What can woman want under such a government? Admit a radical difference in sex,
and you demand different spheres--water for fish, and air for birds.
It is impossible to make the
Southern planter believe that his slave feels and reasons just as he does--that
injustice and subjection are as galling as to him--that the degradation of
living by the will of another, the mere dependent on his caprice, at the mercy
of his passions, is as keenly felt by him as his master. If you can force on his
unwilling vision a vivid picture of the negro's wrongs, and for a moment touch
his soul, his logic brings him instant consolation. He says, the slave does not
feel this as I would. Here, gentlemen, is our difficulty: When we plead our
cause before the law-makers and savants of the republic, they can not take in
the idea that men and women are alike; and so long as the mass rest in this
delusion, the public mind will not be so much startled by the revelations made
of the injustice and degradation of woman's position as by the fact that she
should at length wake up to a sense of it. . . .

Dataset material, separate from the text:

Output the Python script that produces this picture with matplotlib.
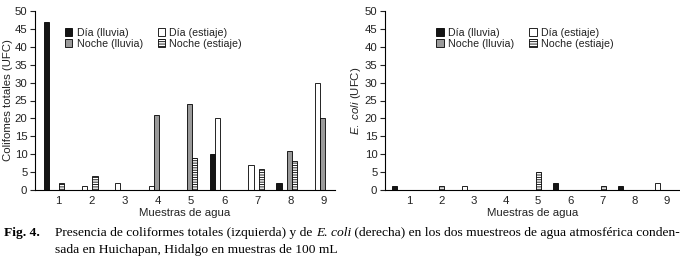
import numpy as np
import matplotlib
matplotlib.use('Agg')
import matplotlib.pyplot as plt
from matplotlib.patches import Patch

plt.rcParams['font.family'] = ['Liberation Sans', 'DejaVu Sans']
plt.rcParams['mathtext.fontset'] = 'custom'
plt.rcParams['mathtext.it'] = 'Liberation Sans:italic'
plt.rcParams['mathtext.rm'] = 'Liberation Sans'
plt.rcParams['hatch.linewidth'] = 0.6

# Datos
muestras = ['1', '2', '3', '4', '5', '6', '7', '8', '9']
series = ['Día (lluvia)', 'Día (estiaje)', 'Noche (lluvia)', 'Noche (estiaje)']

colif_dia_lluvia = [47, 0, 0, 0, 0, 10, 0, 2, 0]
colif_dia_estiaje = [0, 1, 2, 1, 0, 20, 7, 0, 30]
colif_noche_lluvia = [0, 0, 0, 21, 24, 0, 0, 11, 20]
colif_noche_estiaje = [2, 4, 0, 0, 9, 0, 6, 8, 0]

ecoli_dia_lluvia = [1, 0, 0, 0, 0, 2, 0, 1, 0]
ecoli_dia_estiaje = [0, 0, 1, 0, 0, 0, 0, 0, 2]
ecoli_noche_lluvia = [0, 0, 0, 0, 0, 0, 0, 0, 0]
ecoli_noche_estiaje = [0, 1, 0, 0, 5, 0, 1, 0, 0]

estilos = [
    dict(facecolor='#151515', edgecolor='black', hatch=None),
    dict(facecolor='white', edgecolor='black', hatch=None),
    dict(facecolor='#9a9a9a', edgecolor='black', hatch=None),
    dict(facecolor='white', edgecolor='black', hatch='-------'),
]

TXT = '#222222'
W = 0.155
FS_EJE = 8.2


def panel(ax, datos, ylabel, xlim, tick_shift, leg_x):
    x = np.arange(1, len(muestras) + 1)
    offs = (np.arange(4) - 1.5) * W
    for vals, st, off in zip(datos, estilos, offs):
        ax.bar(x + off, vals, W, linewidth=0.6, **st)
    ax.set_xlim(*xlim)
    ax.set_ylim(0, 50)
    ax.set_yticks(range(0, 51, 5))
    ax.set_xticks(x + tick_shift)
    ax.set_xticklabels(muestras)
    ax.tick_params(axis='x', length=0, pad=4, labelsize=FS_EJE, colors=TXT)
    ax.tick_params(axis='y', length=3.5, width=0.8, pad=2, labelsize=FS_EJE, colors=TXT)
    for s in ['top', 'right']:
        ax.spines[s].set_visible(False)
    for s in ['left', 'bottom']:
        ax.spines[s].set_linewidth(0.8)
    ax.set_xlabel('Muestras de agua', fontsize=FS_EJE, color=TXT, labelpad=2)
    ax.set_ylabel(ylabel, fontsize=FS_EJE, color=TXT, labelpad=1)

    handles = [Patch(linewidth=0.6, **estilos[i]) for i in (0, 2, 1, 3)]
    labels = [series[i] for i in (0, 2, 1, 3)]
    ax.legend(handles, labels, ncol=2, loc='upper left',
              bbox_to_anchor=(leg_x, 0.93), frameon=False, fontsize=7.7,
              handlelength=0.7, handleheight=0.7, handletextpad=0.4,
              columnspacing=1.4, labelspacing=0.1, borderaxespad=0,
              labelcolor=TXT)


fig = plt.figure(figsize=(6.8, 2.65), dpi=100)
ax1 = fig.add_axes([35 / 680, 75 / 265, 300 / 680, 179 / 265])
ax2 = fig.add_axes([385 / 680, 75 / 265, 295 / 680, 179 / 265])

panel(ax1, [colif_dia_lluvia, colif_dia_estiaje, colif_noche_lluvia, colif_noche_estiaje],
      'Colifomes totales (UFC)', (0.43, 9.45), 0.12, 0.085)
panel(ax2, [ecoli_dia_lluvia, ecoli_dia_estiaje, ecoli_noche_lluvia, ecoli_noche_estiaje],
      r'$\mathit{E.\ coli}$ (UFC)', (0.47, 9.62), 0.22, 0.16)

# Pie de figura (texto con estilos mezclados)
fig.canvas.draw()
rend = fig.canvas.get_renderer()
FS = 9.7


def linea(x_px, y_px, partes):
    x = x_px
    for txt, estilo in partes:
        kw = dict(fontsize=FS, family=['Liberation Serif', 'DejaVu Serif'],
                  va='baseline', ha='left', color='black')
        if estilo == 'b':
            kw['fontweight'] = 'bold'
        elif estilo == 'i':
            kw['fontstyle'] = 'italic'
        t = fig.text(x / 680, 1 - y_px / 265, txt, **kw)
        x += t.get_window_extent(renderer=rend).width


linea(4, 236, [('Fig. 4.', 'b')])
linea(55, 236, [('Presencia de coliformes totales (izquierda) y de ', 'n'),
                ('E. coli', 'i'),
                (' (derecha) en los dos muestreos de agua atmosférica conden-', 'n')])
linea(55, 253, [('sada en Huichapan, Hidalgo en muestras de 100 mL', 'n')])

fig.savefig('out.png', dpi=100)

But if, gentlemen, you take
the ground that the sexes are alike, and, therefore, you are our faithful
representatives--then why all these special laws for woman? Would not one code
answer for all of like needs and wants? Christ's golden rule is better than all
the special legislation that the ingenuity of man can devise: "Do unto others as
you would have others do unto you." This, men and brethren, is all we ask at
your hands. We ask no better laws than those you have made for yourselves. We
need no other protection than that which your present laws secure to you.

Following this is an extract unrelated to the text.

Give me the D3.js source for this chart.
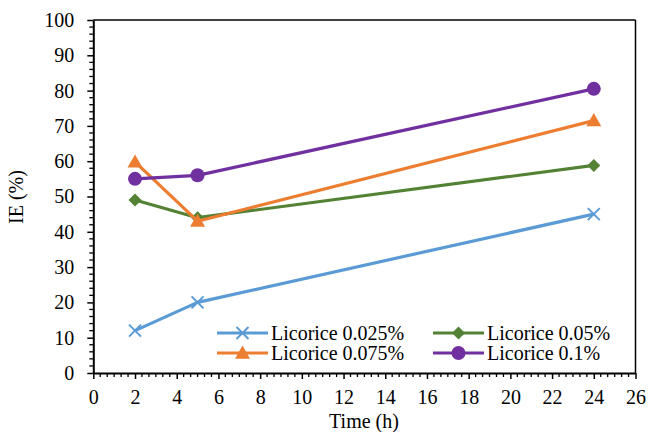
<!DOCTYPE html>
<html><head><meta charset="utf-8">
<script src="https://cdn.jsdelivr.net/npm/d3@7"></script>
<style>body{margin:0;background:#fff}svg{display:block}svg text{font-family:'Liberation Serif','DejaVu Serif',serif !important;fill:#000}</style>
</head><body><svg id="c" width="649" height="432"></svg>
<script>
const times = [2, 5, 24];
const seriesNames = ["Licorice 0.025%", "Licorice 0.05%", "Licorice 0.075%", "Licorice 0.1%"];
const v025 = [12, 20, 45];
const v05 = [49, 44, 58.8];
const v075 = [59.8, 43, 71.5];
const v1 = [55, 56, 80.5];
const colors = ["#5B9BD5", "#548235", "#ED7D31", "#7030A0"];
const markers = ["x", "diamond", "triangle", "circle"];
const xTicks = d3.range(0, 27, 2);
const yTicks = d3.range(0, 101, 10);

const values = [v025, v05, v075, v1];
const svg = d3.select("#c");
const L = 93.3, R = 635.5, T = 20, B = 373;
const x = d3.scaleLinear().domain([0, 26]).range([L, R]);
const y = d3.scaleLinear().domain([0, 100]).range([B, T]);

svg.append("line").attr("x1", L).attr("x2", R).attr("y1", T).attr("y2", T).attr("stroke", "#000").attr("stroke-width", 1.5);
svg.append("line").attr("x1", R).attr("x2", R).attr("y1", T).attr("y2", B).attr("stroke", "#000").attr("stroke-width", 1.5);

const yMinor = d3.range(0, 101, 2).filter(v => v % 10 !== 0);
svg.append("g").selectAll("line").data(yMinor).join("line")
  .attr("x1", L - 4).attr("x2", L).attr("y1", d => y(d)).attr("y2", d => y(d))
  .attr("stroke", "#000").attr("stroke-width", 1.3);
const xMinor = d3.range(0, 78).map(i => i / 3).filter((v, i) => i % 6 !== 0);
svg.append("g").selectAll("line").data(xMinor).join("line")
  .attr("x1", d => x(d)).attr("x2", d => x(d)).attr("y1", B).attr("y2", B + 4)
  .attr("stroke", "#000").attr("stroke-width", 1.3);

const yAxis = svg.append("g").attr("transform", `translate(${L},0)`)
  .call(d3.axisLeft(y).tickValues(yTicks).tickSize(6).tickPadding(13).tickSizeOuter(0));
const xAxis = svg.append("g").attr("transform", `translate(0,${B})`)
  .call(d3.axisBottom(x).tickValues(xTicks).tickSize(6).tickPadding(11).tickSizeOuter(0));
[yAxis, xAxis].forEach(a => {
  a.attr("font-family", null);
  a.select(".domain").attr("stroke", "#000").attr("stroke-width", 2);
  a.selectAll(".tick line").attr("stroke", "#000").attr("stroke-width", 1.5);
  a.selectAll("text").attr("font-size", 20).attr("fill", "#000");
});

svg.append("text").attr("x", 364).attr("y", 427.5).attr("text-anchor", "middle").attr("font-size", 20).text("Time (h)");
svg.append("text").attr("transform", "translate(23,197) rotate(-90)").attr("text-anchor", "middle").attr("font-size", 20).text("IE (%)");

function drawMarker(g, type, cx, cy, color) {
  if (type === "x") {
    const s = 6;
    g.append("path").attr("d", `M${cx - s},${cy - s}L${cx + s},${cy + s}M${cx - s},${cy + s}L${cx + s},${cy - s}`)
      .attr("stroke", color).attr("stroke-width", 2).attr("fill", "none");
  } else if (type === "diamond") {
    const s = 6.5;
    g.append("path").attr("d", `M${cx},${cy - s}L${cx + s},${cy}L${cx},${cy + s}L${cx - s},${cy}Z`).attr("fill", color);
  } else if (type === "triangle") {
    const s = 7.5;
    g.append("path").attr("d", `M${cx},${cy - s}L${cx + s},${cy + s * 0.75}L${cx - s},${cy + s * 0.75}Z`).attr("fill", color);
  } else {
    g.append("circle").attr("cx", cx).attr("cy", cy).attr("r", 7).attr("fill", color);
  }
}

const line = d3.line().x((d, i) => x(times[i])).y(d => y(d));
values.forEach((vals, si) => {
  const g = svg.append("g");
  g.append("path").attr("d", line(vals)).attr("fill", "none").attr("stroke", colors[si]).attr("stroke-width", 3.2).attr("stroke-linejoin", "round");
  vals.forEach((v, i) => drawMarker(g, markers[si], x(times[i]), y(v), colors[si]));
});

const legendPos = [[217, 333], [433, 333], [217, 353], [433, 353]];
seriesNames.forEach((name, si) => {
  const [lx, ly] = legendPos[si];
  const g = svg.append("g");
  g.append("line").attr("x1", lx).attr("x2", lx + 51).attr("y1", ly).attr("y2", ly).attr("stroke", colors[si]).attr("stroke-width", 3.2);
  drawMarker(g, markers[si], lx + 25.5, ly, colors[si]);
  g.append("text").attr("x", lx + 54).attr("y", ly + 7).attr("font-size", 20).text(name);
});
</script></body></html>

In conclusion, then, let us say, in behalf of the women of this State, we ask
for all that you have asked for yourselves in the progress of your development,
since the Mayflower cast anchor beside Plymouth rock; and simply on the ground
that the rights of every human being are the same and identical. You may say
that the mass of the women of this State do not make the demand; it comes from a
few sour, disappointed old maids and childless women.

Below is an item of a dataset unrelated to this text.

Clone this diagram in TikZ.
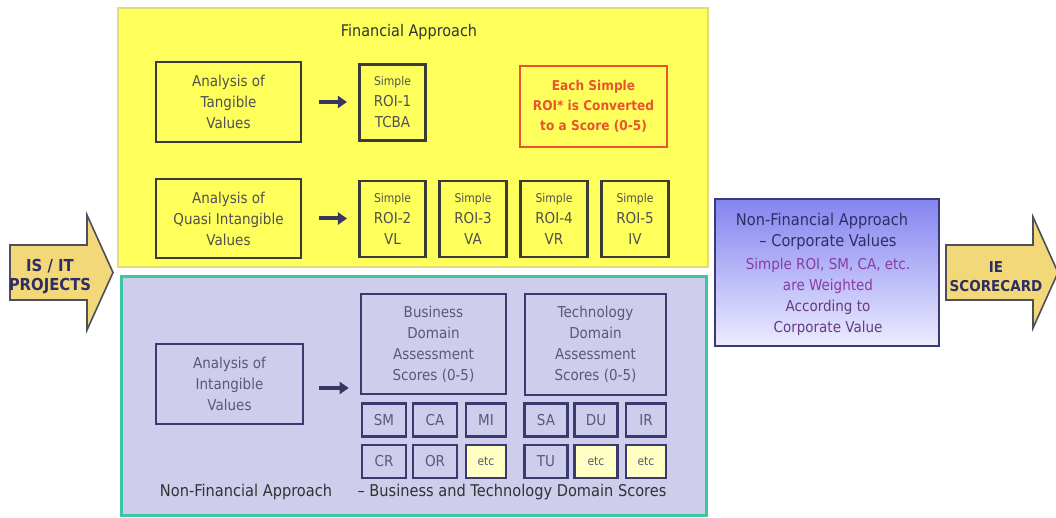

You are mistaken; the mass speak through us. A very large majority of the women
of this State support themselves and their children, and many their husbands
too. . . .
Now, do you candidly think
these wives do not. wish to control the wages they earn--to own the land they
buy--the houses they build? to have at their disposal their own children,
without being subject to the constant interference and tyranny of an idle,
worthless profligate? Do you suppose that any woman is such a pattern of
devotion and submission that she willingly stitches all day for the small sum of
fifty cents, that she may enjoy the unspeakable privilege, in obedience to your
laws, of paying for her husband's tobacco and rum? Think you the wife of the
confirmed, beastly drunkard would consent to share with him her home and bed, if
law and public sentiment would release her from such gross companionship?
Verily, no!...
For all these, then, we
speak. If to this long list you add the laboring women who are loudly demanding
remuneration for their unending toil; those women who teach in our seminaries,
academies, and public schools for a miserable pittance; the widows who are taxed
without mercy; the unfortunate ones in our workhouses, poor-houses, and prisons;
who are they that we do not now represent? But a small class of the fashionable
butterflies, who, through the short summer days, seek the sunshine and the
flowers; but the cool breezes of autumn and the hoary frosts of winter will soon
chase all these away; then they too, will need and seek protection, and through
other lips demand in their turn justice and equity at your hands.